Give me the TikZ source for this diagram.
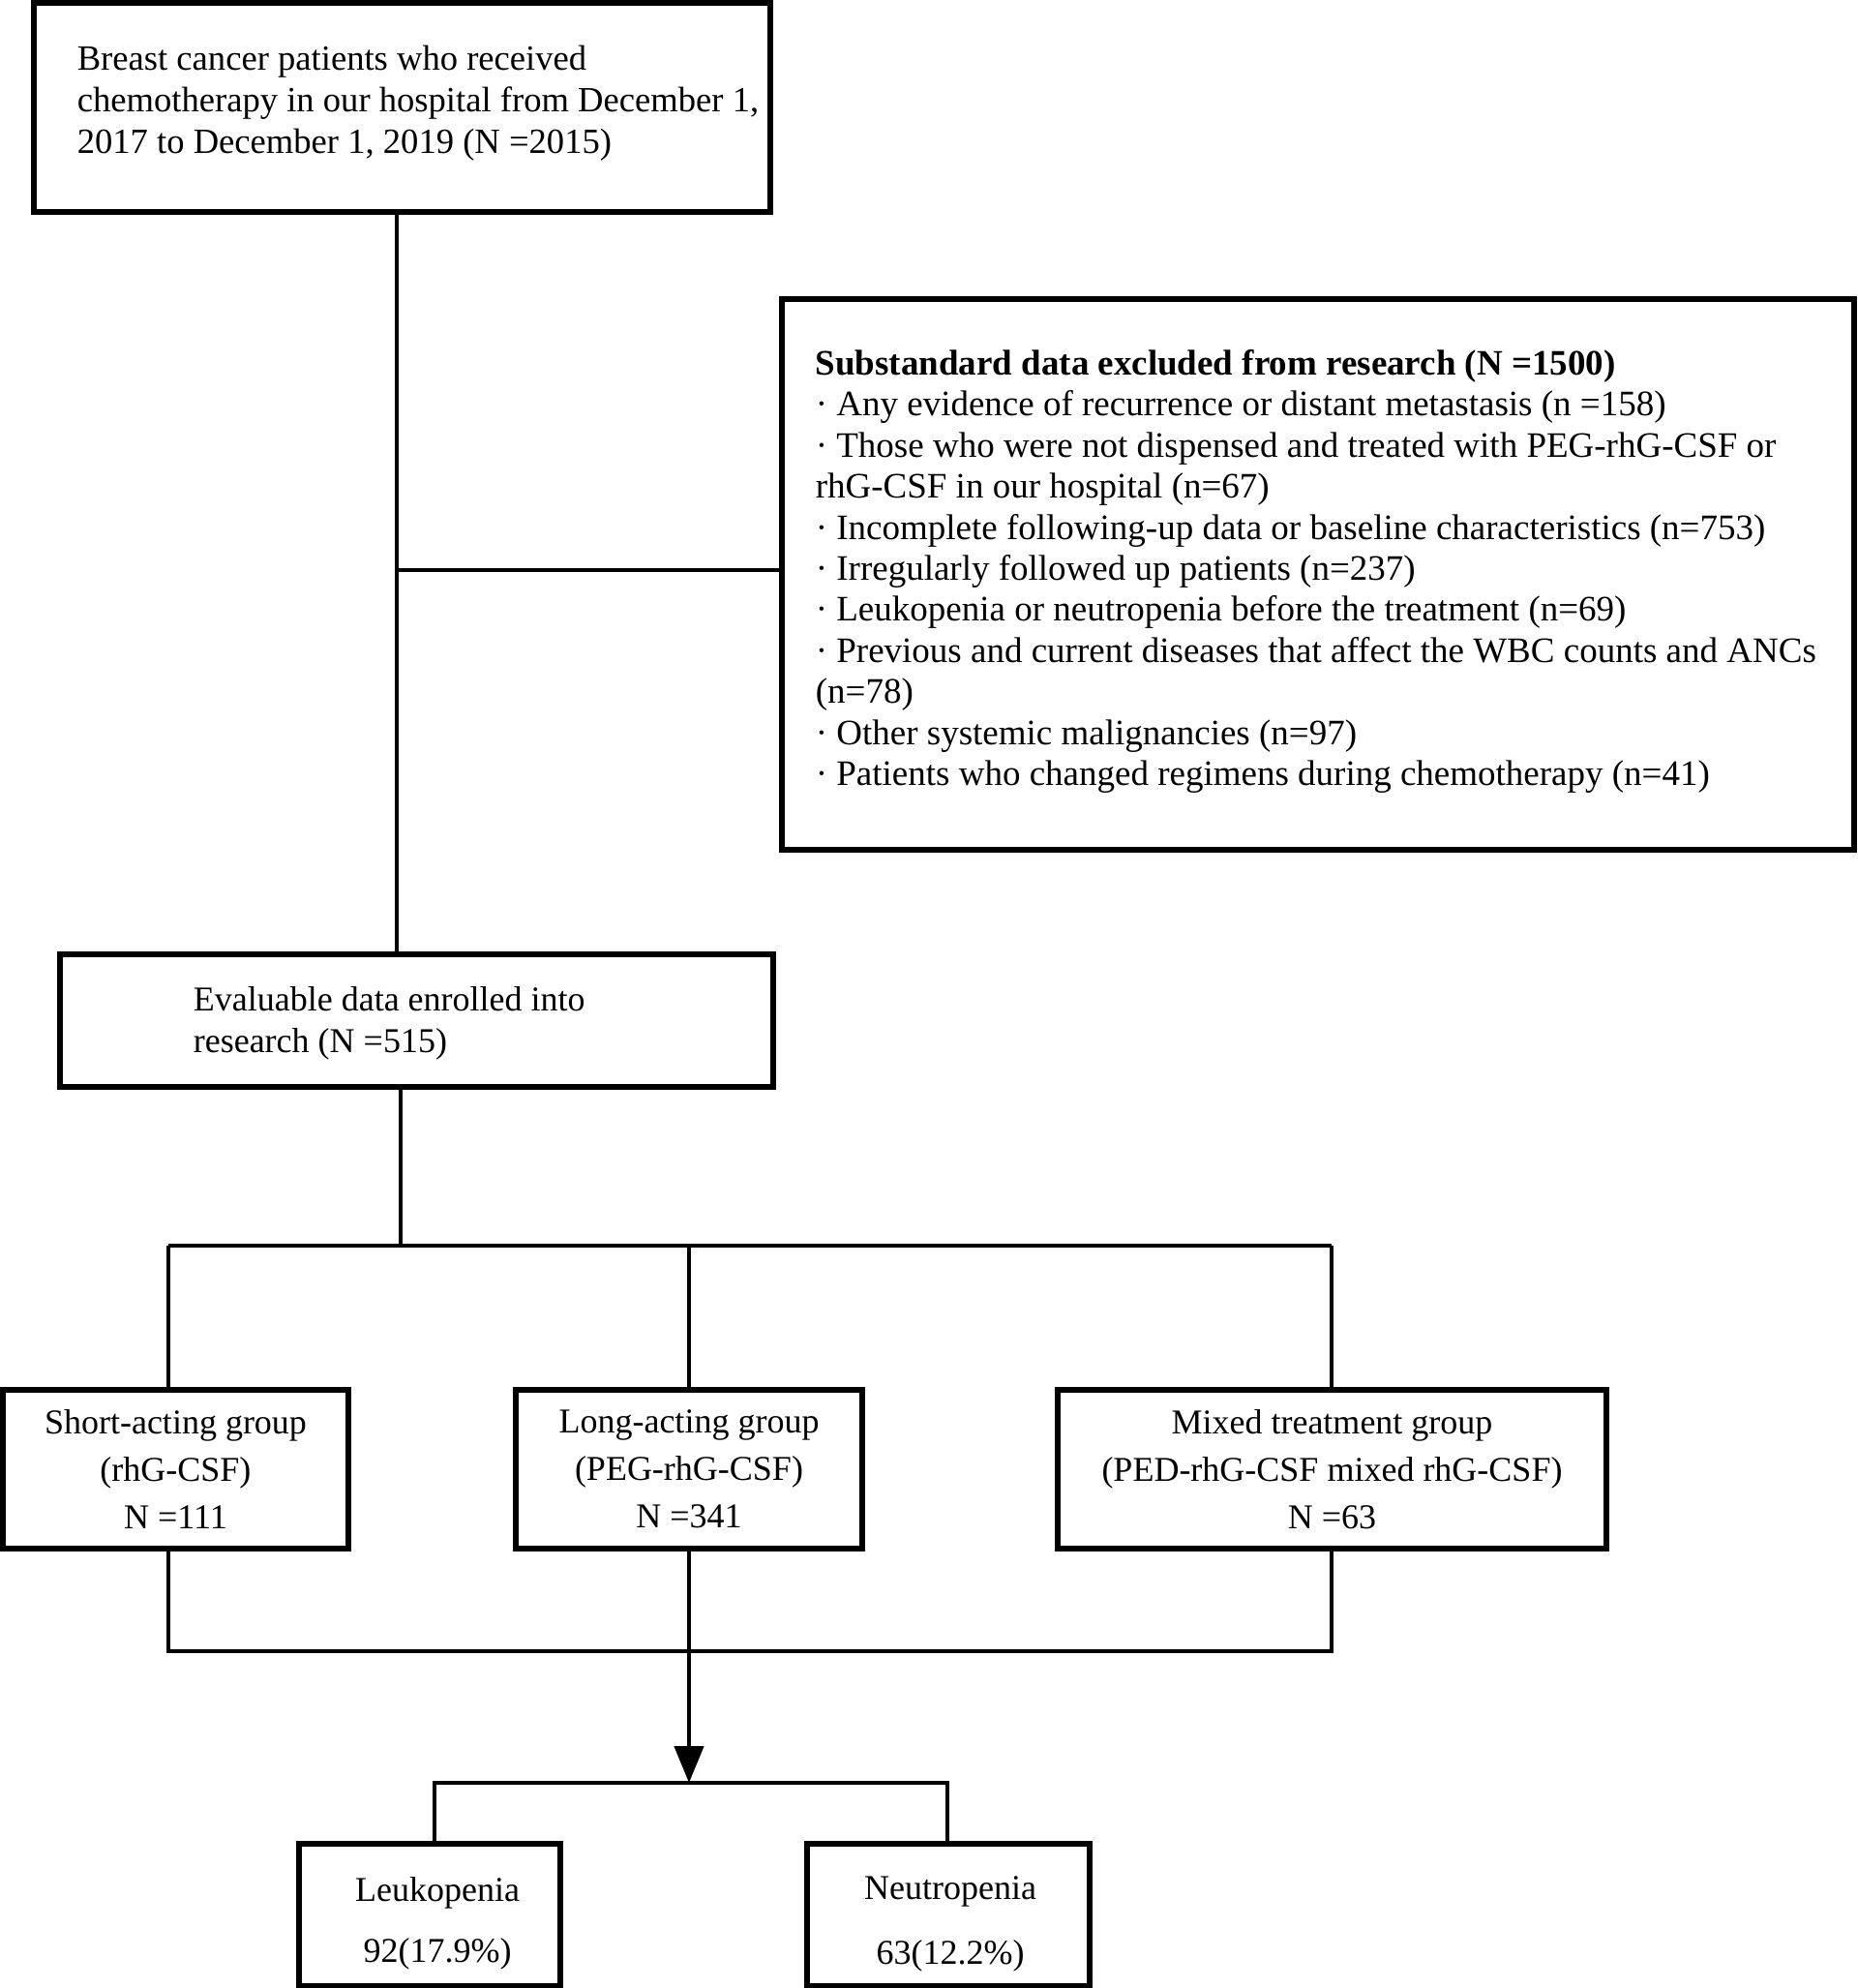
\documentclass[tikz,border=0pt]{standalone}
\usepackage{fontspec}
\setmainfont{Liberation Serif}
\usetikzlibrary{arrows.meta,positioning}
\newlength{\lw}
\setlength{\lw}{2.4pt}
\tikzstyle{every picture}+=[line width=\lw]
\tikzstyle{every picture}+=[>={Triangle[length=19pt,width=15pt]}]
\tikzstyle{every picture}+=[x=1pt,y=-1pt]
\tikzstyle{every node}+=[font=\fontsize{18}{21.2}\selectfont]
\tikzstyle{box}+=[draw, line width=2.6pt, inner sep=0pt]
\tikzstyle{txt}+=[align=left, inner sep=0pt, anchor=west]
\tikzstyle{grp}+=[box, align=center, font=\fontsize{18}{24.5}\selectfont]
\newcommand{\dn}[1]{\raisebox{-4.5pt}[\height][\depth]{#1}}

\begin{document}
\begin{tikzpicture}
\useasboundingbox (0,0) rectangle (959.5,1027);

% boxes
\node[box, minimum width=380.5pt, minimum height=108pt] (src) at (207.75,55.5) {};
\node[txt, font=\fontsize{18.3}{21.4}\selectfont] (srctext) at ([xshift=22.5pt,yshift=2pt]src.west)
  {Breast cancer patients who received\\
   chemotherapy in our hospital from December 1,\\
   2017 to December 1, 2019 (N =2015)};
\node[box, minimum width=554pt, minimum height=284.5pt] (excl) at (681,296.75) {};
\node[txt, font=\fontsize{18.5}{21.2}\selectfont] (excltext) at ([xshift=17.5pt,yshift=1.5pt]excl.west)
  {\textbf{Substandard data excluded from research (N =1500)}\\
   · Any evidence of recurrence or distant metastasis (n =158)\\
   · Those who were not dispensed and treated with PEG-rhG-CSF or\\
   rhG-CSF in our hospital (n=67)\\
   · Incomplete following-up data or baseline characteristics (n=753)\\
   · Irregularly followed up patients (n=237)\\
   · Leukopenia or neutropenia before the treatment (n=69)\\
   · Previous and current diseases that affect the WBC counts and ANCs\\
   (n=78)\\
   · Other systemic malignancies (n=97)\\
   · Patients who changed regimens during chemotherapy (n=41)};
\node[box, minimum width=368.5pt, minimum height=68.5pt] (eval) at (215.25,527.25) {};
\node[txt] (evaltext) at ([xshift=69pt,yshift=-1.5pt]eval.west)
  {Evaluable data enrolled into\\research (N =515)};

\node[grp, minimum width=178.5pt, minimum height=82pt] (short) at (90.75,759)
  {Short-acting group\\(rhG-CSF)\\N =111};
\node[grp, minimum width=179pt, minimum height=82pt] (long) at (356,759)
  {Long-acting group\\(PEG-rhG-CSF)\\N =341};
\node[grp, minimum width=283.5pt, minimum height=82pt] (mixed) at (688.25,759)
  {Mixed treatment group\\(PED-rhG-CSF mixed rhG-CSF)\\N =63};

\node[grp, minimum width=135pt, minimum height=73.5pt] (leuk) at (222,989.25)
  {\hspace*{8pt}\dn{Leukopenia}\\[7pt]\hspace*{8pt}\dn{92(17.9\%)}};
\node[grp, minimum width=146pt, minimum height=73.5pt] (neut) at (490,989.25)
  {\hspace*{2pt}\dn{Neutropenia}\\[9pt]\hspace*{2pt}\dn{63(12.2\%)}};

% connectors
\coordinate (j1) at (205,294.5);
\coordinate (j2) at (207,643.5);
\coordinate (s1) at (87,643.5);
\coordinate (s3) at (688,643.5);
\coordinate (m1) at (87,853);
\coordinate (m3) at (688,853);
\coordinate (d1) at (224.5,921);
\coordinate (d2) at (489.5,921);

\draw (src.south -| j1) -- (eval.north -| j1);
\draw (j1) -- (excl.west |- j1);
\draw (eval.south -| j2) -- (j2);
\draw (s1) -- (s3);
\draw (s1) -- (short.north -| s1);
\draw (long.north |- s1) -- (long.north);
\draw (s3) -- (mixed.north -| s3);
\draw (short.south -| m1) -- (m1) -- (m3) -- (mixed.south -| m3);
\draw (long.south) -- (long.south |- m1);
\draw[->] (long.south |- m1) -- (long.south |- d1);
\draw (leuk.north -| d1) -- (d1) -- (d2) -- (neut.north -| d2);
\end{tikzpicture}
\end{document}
-*-*-
TO DO
Exactly as written, please give again the lines from the beginning of the listing through the line containing "(0,0) rectangle (959.5,1027);", inclusive, without any pictures.

WRITTEN ANSWER
Give me the TikZ source for this diagram.
\documentclass[tikz,border=0pt]{standalone}
\usepackage{fontspec}
\setmainfont{Liberation Serif}
\usetikzlibrary{arrows.meta,positioning}
\newlength{\lw}
\setlength{\lw}{2.4pt}
\tikzstyle{every picture}+=[line width=\lw]
\tikzstyle{every picture}+=[>={Triangle[length=19pt,width=15pt]}]
\tikzstyle{every picture}+=[x=1pt,y=-1pt]
\tikzstyle{every node}+=[font=\fontsize{18}{21.2}\selectfont]
\tikzstyle{box}+=[draw, line width=2.6pt, inner sep=0pt]
\tikzstyle{txt}+=[align=left, inner sep=0pt, anchor=west]
\tikzstyle{grp}+=[box, align=center, font=\fontsize{18}{24.5}\selectfont]
\newcommand{\dn}[1]{\raisebox{-4.5pt}[\height][\depth]{#1}}

\begin{document}
\begin{tikzpicture}
\useasboundingbox (0,0) rectangle (959.5,1027);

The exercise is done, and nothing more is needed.